(Task directions)
Only the lines from the start of the data below through the line that contains "const massHalfWidth = 0.01;" are to be copied, exactly and without pictures.

[Extracted data entries]
▬▬▬▬▬▬
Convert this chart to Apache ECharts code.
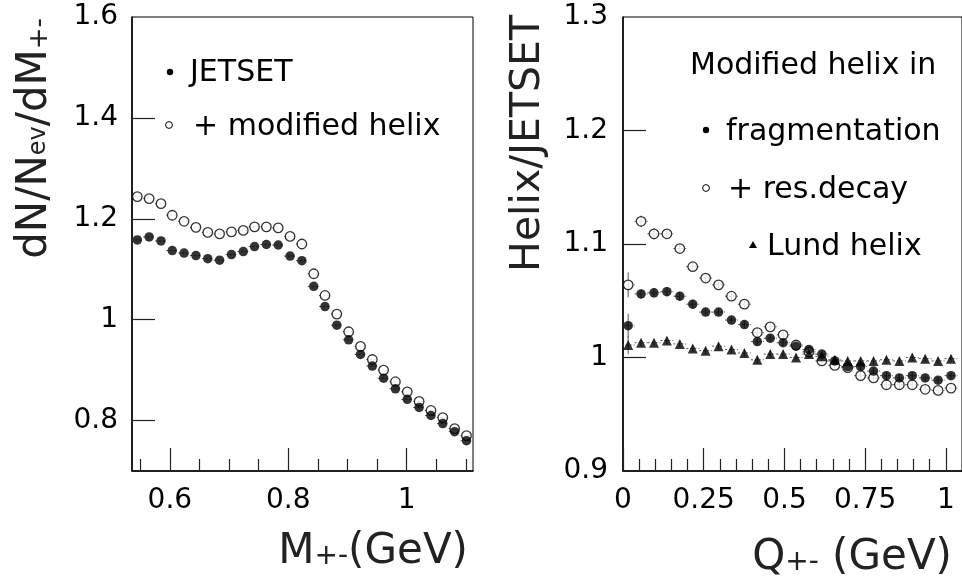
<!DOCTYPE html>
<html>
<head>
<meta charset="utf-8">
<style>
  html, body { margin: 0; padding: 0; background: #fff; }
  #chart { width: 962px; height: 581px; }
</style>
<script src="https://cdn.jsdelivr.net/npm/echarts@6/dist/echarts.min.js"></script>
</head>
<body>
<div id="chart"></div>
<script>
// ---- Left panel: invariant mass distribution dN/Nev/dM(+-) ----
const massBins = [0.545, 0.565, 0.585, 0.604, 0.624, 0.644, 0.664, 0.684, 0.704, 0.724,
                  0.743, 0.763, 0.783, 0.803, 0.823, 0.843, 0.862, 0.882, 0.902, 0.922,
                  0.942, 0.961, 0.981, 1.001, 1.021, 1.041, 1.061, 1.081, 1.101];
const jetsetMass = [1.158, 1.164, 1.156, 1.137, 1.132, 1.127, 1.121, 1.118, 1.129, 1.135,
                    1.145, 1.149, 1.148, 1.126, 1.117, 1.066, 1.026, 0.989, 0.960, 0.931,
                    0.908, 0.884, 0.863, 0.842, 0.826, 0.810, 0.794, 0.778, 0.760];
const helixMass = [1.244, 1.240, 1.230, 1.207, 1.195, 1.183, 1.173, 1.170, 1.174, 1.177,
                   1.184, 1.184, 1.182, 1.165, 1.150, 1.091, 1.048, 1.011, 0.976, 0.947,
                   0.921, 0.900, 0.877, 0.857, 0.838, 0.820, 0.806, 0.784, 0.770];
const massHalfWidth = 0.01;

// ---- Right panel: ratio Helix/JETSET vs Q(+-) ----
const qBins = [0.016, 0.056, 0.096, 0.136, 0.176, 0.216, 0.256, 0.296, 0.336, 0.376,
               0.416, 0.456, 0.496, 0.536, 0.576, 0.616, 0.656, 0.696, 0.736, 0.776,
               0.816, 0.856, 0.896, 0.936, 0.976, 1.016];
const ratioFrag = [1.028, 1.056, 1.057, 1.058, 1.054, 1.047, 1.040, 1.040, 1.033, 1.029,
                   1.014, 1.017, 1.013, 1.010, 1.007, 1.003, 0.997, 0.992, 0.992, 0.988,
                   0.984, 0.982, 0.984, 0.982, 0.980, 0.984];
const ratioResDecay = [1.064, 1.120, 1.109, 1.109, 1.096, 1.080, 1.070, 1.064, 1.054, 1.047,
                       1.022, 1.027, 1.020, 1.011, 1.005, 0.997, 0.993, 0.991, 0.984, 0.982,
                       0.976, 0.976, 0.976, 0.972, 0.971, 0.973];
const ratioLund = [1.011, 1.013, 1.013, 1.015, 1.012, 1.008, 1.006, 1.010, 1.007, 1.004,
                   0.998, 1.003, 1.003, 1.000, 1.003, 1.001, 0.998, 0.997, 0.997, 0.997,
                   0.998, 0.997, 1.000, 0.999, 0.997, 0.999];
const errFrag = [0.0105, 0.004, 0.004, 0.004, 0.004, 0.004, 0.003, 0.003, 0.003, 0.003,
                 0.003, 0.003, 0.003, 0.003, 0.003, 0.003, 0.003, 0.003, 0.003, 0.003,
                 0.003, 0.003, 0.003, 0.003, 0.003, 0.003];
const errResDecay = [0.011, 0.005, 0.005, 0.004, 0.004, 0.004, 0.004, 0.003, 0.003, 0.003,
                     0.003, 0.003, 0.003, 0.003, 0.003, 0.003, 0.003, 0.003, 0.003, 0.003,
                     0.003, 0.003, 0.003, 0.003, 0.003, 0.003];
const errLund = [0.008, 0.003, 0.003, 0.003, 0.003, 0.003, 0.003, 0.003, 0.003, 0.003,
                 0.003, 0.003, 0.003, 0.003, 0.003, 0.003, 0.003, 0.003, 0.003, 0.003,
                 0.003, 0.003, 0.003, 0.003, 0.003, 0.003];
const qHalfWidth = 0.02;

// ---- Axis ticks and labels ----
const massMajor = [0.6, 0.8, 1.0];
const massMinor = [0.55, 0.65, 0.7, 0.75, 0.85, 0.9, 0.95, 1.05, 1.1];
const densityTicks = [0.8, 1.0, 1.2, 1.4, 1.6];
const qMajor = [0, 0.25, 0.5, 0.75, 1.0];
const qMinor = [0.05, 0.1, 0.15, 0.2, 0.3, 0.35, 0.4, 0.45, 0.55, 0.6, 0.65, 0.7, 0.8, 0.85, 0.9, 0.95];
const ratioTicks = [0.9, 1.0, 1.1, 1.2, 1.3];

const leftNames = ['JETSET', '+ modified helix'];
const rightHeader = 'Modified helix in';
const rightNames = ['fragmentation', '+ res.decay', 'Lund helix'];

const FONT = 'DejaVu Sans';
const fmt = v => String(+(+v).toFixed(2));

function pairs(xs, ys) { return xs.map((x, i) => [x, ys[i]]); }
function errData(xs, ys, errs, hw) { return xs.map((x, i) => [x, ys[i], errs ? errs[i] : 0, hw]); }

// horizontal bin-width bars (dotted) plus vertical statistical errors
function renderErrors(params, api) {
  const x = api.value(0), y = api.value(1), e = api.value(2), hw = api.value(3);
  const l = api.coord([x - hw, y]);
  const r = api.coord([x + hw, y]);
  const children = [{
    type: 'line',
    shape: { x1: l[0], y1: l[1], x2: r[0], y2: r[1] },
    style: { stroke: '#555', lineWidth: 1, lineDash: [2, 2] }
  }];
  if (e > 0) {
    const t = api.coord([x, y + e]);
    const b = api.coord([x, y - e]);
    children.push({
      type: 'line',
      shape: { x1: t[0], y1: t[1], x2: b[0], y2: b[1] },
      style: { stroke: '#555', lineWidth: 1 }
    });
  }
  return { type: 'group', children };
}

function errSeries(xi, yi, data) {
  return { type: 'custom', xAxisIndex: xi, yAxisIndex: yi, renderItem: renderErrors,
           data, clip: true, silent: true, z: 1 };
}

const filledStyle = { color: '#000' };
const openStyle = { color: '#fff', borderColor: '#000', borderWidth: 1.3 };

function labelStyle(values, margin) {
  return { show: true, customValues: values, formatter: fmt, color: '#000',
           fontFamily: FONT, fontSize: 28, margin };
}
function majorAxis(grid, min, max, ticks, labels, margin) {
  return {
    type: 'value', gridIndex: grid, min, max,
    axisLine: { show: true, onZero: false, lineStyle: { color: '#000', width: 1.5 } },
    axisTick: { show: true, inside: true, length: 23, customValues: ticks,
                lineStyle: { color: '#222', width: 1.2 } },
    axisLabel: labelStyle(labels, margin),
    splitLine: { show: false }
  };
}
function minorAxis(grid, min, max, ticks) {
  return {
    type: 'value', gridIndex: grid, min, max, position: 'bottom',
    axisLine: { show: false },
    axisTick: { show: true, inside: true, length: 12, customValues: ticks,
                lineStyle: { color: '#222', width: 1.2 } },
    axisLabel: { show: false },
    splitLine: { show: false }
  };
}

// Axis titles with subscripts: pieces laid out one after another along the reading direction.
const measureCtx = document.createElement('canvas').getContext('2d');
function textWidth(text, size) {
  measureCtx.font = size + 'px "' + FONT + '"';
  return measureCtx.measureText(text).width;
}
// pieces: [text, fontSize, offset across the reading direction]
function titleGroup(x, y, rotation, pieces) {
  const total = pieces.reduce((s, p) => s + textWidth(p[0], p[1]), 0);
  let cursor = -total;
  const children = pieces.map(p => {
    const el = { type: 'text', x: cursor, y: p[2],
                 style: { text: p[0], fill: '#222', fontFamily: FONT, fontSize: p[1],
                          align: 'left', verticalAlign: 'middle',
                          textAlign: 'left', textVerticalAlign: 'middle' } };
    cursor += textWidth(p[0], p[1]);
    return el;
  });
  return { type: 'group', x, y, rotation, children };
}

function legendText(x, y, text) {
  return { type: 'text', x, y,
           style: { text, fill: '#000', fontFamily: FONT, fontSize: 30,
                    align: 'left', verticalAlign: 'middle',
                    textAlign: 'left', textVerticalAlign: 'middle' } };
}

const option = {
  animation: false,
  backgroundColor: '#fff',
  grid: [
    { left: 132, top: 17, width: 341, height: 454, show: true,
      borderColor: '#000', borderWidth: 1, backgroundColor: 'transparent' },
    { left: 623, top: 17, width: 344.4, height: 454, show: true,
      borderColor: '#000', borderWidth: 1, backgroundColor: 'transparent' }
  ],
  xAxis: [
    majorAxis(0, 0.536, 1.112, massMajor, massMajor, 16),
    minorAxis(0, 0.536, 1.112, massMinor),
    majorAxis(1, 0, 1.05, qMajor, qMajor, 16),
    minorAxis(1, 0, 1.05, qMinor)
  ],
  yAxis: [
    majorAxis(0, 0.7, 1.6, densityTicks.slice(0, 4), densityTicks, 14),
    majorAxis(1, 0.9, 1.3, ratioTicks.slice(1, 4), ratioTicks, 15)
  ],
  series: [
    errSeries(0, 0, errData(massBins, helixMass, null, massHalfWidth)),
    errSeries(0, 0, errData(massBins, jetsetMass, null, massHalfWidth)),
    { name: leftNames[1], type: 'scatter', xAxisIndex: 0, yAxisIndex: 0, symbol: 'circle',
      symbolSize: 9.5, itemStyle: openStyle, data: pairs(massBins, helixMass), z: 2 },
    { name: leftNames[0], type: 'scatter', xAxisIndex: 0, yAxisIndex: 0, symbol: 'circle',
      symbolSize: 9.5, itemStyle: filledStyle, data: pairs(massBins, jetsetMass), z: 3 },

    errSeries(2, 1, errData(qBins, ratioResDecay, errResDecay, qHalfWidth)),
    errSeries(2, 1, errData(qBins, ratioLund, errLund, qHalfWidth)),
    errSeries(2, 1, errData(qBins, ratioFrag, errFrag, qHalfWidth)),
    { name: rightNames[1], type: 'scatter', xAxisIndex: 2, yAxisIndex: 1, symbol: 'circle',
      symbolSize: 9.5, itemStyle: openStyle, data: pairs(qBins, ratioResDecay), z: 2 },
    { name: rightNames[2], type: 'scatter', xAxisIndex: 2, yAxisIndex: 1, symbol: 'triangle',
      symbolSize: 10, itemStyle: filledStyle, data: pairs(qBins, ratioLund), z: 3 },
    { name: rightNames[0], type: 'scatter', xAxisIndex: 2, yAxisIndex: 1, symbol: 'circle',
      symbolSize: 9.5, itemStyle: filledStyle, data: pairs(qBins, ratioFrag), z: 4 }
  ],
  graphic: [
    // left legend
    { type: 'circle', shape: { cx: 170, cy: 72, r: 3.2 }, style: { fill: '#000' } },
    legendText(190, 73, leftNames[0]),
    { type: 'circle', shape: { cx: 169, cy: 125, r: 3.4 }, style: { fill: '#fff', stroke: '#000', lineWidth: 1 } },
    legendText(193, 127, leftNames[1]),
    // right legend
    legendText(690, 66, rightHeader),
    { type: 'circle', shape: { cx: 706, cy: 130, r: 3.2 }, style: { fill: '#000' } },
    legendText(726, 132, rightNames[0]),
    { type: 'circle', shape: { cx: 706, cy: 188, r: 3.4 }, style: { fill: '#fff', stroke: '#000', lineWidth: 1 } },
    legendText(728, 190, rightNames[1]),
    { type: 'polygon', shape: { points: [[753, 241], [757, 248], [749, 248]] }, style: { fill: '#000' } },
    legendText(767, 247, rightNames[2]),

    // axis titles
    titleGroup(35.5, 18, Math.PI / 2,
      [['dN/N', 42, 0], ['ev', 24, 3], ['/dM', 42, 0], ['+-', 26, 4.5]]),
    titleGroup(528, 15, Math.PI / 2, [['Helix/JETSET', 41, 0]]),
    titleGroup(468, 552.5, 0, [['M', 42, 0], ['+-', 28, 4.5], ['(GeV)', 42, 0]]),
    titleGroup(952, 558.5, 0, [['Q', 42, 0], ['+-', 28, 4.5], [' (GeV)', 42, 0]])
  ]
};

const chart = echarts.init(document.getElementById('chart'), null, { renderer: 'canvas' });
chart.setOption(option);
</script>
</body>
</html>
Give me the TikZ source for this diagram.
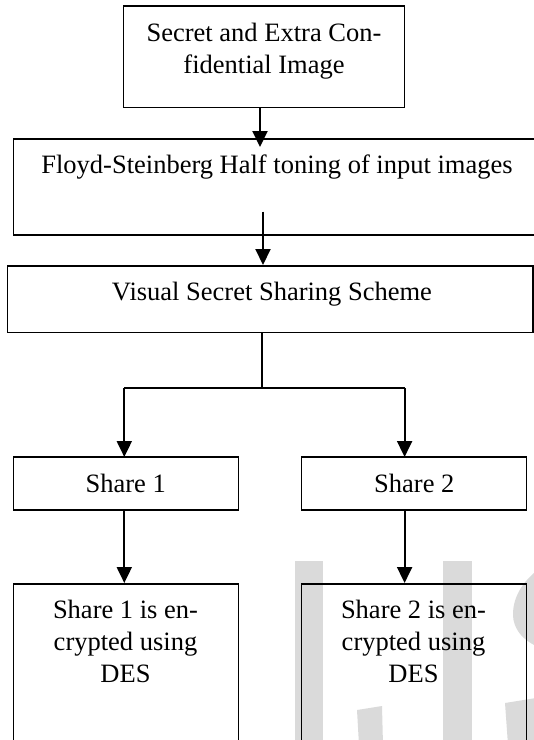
▬▬▬▬▬▬
(Task output)
Convert this chart to Apache ECharts code.
<!DOCTYPE html>
<html>
<head>
<meta charset="utf-8">
<style>
  html, body { margin: 0; padding: 0; background: #fff; }
  #chart { width: 962px; height: 581px; }
</style>
<script src="https://cdn.jsdelivr.net/npm/echarts@6/dist/echarts.min.js"></script>
</head>
<body>
<div id="chart"></div>
<script>
// ---- Left panel: invariant mass distribution dN/Nev/dM(+-) ----
const massBins = [0.545, 0.565, 0.585, 0.604, 0.624, 0.644, 0.664, 0.684, 0.704, 0.724,
                  0.743, 0.763, 0.783, 0.803, 0.823, 0.843, 0.862, 0.882, 0.902, 0.922,
                  0.942, 0.961, 0.981, 1.001, 1.021, 1.041, 1.061, 1.081, 1.101];
const jetsetMass = [1.158, 1.164, 1.156, 1.137, 1.132, 1.127, 1.121, 1.118, 1.129, 1.135,
                    1.145, 1.149, 1.148, 1.126, 1.117, 1.066, 1.026, 0.989, 0.960, 0.931,
                    0.908, 0.884, 0.863, 0.842, 0.826, 0.810, 0.794, 0.778, 0.760];
const helixMass = [1.244, 1.240, 1.230, 1.207, 1.195, 1.183, 1.173, 1.170, 1.174, 1.177,
                   1.184, 1.184, 1.182, 1.165, 1.150, 1.091, 1.048, 1.011, 0.976, 0.947,
                   0.921, 0.900, 0.877, 0.857, 0.838, 0.820, 0.806, 0.784, 0.770];
const massHalfWidth = 0.01;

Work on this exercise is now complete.